→ DATASET CONTENT

|---|

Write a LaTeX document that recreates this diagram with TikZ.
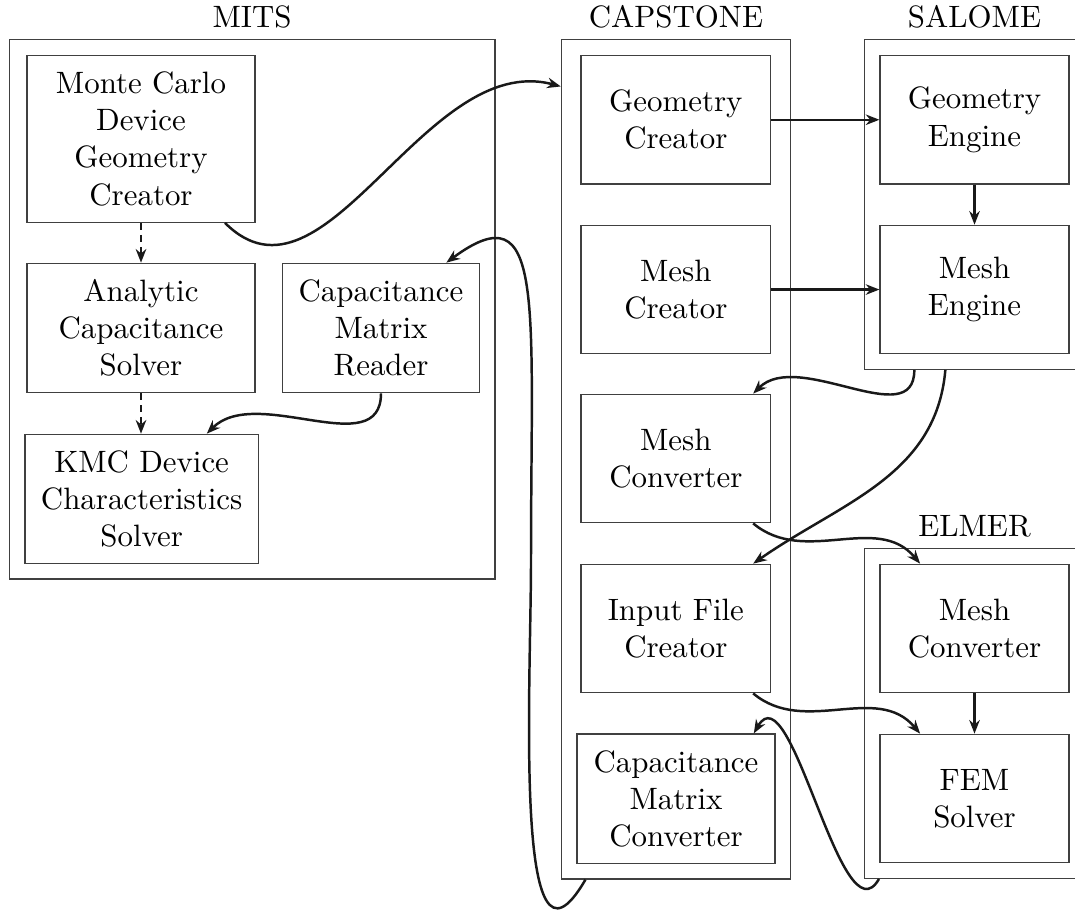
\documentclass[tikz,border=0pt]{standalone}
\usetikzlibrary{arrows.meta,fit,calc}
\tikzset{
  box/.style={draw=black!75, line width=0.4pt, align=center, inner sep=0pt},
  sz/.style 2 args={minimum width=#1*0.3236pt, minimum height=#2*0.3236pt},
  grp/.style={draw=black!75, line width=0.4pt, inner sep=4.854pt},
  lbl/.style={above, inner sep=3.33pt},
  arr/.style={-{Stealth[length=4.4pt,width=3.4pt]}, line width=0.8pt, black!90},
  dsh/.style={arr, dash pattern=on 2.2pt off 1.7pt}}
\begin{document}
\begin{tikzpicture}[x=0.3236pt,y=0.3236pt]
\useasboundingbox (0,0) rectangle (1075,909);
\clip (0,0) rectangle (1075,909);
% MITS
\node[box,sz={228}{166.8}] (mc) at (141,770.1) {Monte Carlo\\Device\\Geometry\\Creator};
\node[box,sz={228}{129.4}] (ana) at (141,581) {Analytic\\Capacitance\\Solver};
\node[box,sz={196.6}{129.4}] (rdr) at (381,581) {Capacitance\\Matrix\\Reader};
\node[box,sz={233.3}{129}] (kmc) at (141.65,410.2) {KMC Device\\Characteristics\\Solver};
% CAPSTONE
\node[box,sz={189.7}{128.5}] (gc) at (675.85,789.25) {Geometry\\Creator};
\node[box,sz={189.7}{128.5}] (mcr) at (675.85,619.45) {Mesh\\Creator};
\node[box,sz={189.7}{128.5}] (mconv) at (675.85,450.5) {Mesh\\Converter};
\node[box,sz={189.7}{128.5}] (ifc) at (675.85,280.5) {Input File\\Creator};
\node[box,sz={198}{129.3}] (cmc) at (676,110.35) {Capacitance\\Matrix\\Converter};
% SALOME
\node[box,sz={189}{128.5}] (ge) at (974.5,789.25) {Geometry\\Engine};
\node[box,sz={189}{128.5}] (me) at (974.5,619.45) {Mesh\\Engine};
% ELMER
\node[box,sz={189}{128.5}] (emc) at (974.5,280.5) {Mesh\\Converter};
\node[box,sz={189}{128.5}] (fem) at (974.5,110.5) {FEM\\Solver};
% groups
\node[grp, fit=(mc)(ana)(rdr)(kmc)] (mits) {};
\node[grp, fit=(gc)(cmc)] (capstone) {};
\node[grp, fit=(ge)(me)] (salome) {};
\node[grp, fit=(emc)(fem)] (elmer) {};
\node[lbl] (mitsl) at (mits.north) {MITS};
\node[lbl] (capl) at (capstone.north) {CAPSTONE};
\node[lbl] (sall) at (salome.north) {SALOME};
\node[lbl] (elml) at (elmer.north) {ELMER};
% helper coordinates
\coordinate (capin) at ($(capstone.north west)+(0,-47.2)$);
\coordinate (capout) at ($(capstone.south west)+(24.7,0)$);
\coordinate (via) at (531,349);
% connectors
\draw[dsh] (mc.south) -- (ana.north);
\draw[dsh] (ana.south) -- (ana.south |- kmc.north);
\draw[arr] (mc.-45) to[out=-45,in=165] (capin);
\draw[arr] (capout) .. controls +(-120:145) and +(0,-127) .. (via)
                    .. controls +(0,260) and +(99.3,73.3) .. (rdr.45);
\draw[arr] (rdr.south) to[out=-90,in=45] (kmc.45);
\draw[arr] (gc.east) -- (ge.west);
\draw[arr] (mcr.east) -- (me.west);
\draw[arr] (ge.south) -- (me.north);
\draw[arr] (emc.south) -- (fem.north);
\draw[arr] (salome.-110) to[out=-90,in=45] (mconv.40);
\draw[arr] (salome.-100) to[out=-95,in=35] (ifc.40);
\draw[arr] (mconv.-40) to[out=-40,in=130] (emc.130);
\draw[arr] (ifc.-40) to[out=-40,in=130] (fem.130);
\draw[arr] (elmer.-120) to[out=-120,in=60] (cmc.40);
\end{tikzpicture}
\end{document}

|---|

→ EXERCISE AIM
Quote the material exactly. Pictures stay out.

→ EXERCISE RESULT
Write a LaTeX document that recreates this diagram with TikZ.
\documentclass[tikz,border=0pt]{standalone}
\usetikzlibrary{arrows.meta,fit,calc}
\tikzset{
  box/.style={draw=black!75, line width=0.4pt, align=center, inner sep=0pt},
  sz/.style 2 args={minimum width=#1*0.3236pt, minimum height=#2*0.3236pt},
  grp/.style={draw=black!75, line width=0.4pt, inner sep=4.854pt},
  lbl/.style={above, inner sep=3.33pt},
  arr/.style={-{Stealth[length=4.4pt,width=3.4pt]}, line width=0.8pt, black!90},
  dsh/.style={arr, dash pattern=on 2.2pt off 1.7pt}}
\begin{document}
\begin{tikzpicture}[x=0.3236pt,y=0.3236pt]
\useasboundingbox (0,0) rectangle (1075,909);
\clip (0,0) rectangle (1075,909);
% MITS
\node[box,sz={228}{166.8}] (mc) at (141,770.1) {Monte Carlo\\Device\\Geometry\\Creator};
\node[box,sz={228}{129.4}] (ana) at (141,581) {Analytic\\Capacitance\\Solver};
\node[box,sz={196.6}{129.4}] (rdr) at (381,581) {Capacitance\\Matrix\\Reader};
\node[box,sz={233.3}{129}] (kmc) at (141.65,410.2) {KMC Device\\Characteristics\\Solver};
% CAPSTONE
\node[box,sz={189.7}{128.5}] (gc) at (675.85,789.25) {Geometry\\Creator};
\node[box,sz={189.7}{128.5}] (mcr) at (675.85,619.45) {Mesh\\Creator};
\node[box,sz={189.7}{128.5}] (mconv) at (675.85,450.5) {Mesh\\Converter};
\node[box,sz={189.7}{128.5}] (ifc) at (675.85,280.5) {Input File\\Creator};
\node[box,sz={198}{129.3}] (cmc) at (676,110.35) {Capacitance\\Matrix\\Converter};
% SALOME
\node[box,sz={189}{128.5}] (ge) at (974.5,789.25) {Geometry\\Engine};
\node[box,sz={189}{128.5}] (me) at (974.5,619.45) {Mesh\\Engine};
% ELMER
\node[box,sz={189}{128.5}] (emc) at (974.5,280.5) {Mesh\\Converter};
\node[box,sz={189}{128.5}] (fem) at (974.5,110.5) {FEM\\Solver};
% groups
\node[grp, fit=(mc)(ana)(rdr)(kmc)] (mits) {};
\node[grp, fit=(gc)(cmc)] (capstone) {};
\node[grp, fit=(ge)(me)] (salome) {};
\node[grp, fit=(emc)(fem)] (elmer) {};
\node[lbl] (mitsl) at (mits.north) {MITS};
\node[lbl] (capl) at (capstone.north) {CAPSTONE};
\node[lbl] (sall) at (salome.north) {SALOME};
\node[lbl] (elml) at (elmer.north) {ELMER};
% helper coordinates
\coordinate (capin) at ($(capstone.north west)+(0,-47.2)$);
\coordinate (capout) at ($(capstone.south west)+(24.7,0)$);
\coordinate (via) at (531,349);
% connectors
\draw[dsh] (mc.south) -- (ana.north);
\draw[dsh] (ana.south) -- (ana.south |- kmc.north);
\draw[arr] (mc.-45) to[out=-45,in=165] (capin);
\draw[arr] (capout) .. controls +(-120:145) and +(0,-127) .. (via)
                    .. controls +(0,260) and +(99.3,73.3) .. (rdr.45);
\draw[arr] (rdr.south) to[out=-90,in=45] (kmc.45);
\draw[arr] (gc.east) -- (ge.west);
\draw[arr] (mcr.east) -- (me.west);
\draw[arr] (ge.south) -- (me.north);
\draw[arr] (emc.south) -- (fem.north);
\draw[arr] (salome.-110) to[out=-90,in=45] (mconv.40);
\draw[arr] (salome.-100) to[out=-95,in=35] (ifc.40);
\draw[arr] (mconv.-40) to[out=-40,in=130] (emc.130);
\draw[arr] (ifc.-40) to[out=-40,in=130] (fem.130);
\draw[arr] (elmer.-120) to[out=-120,in=60] (cmc.40);
\end{tikzpicture}
\end{document}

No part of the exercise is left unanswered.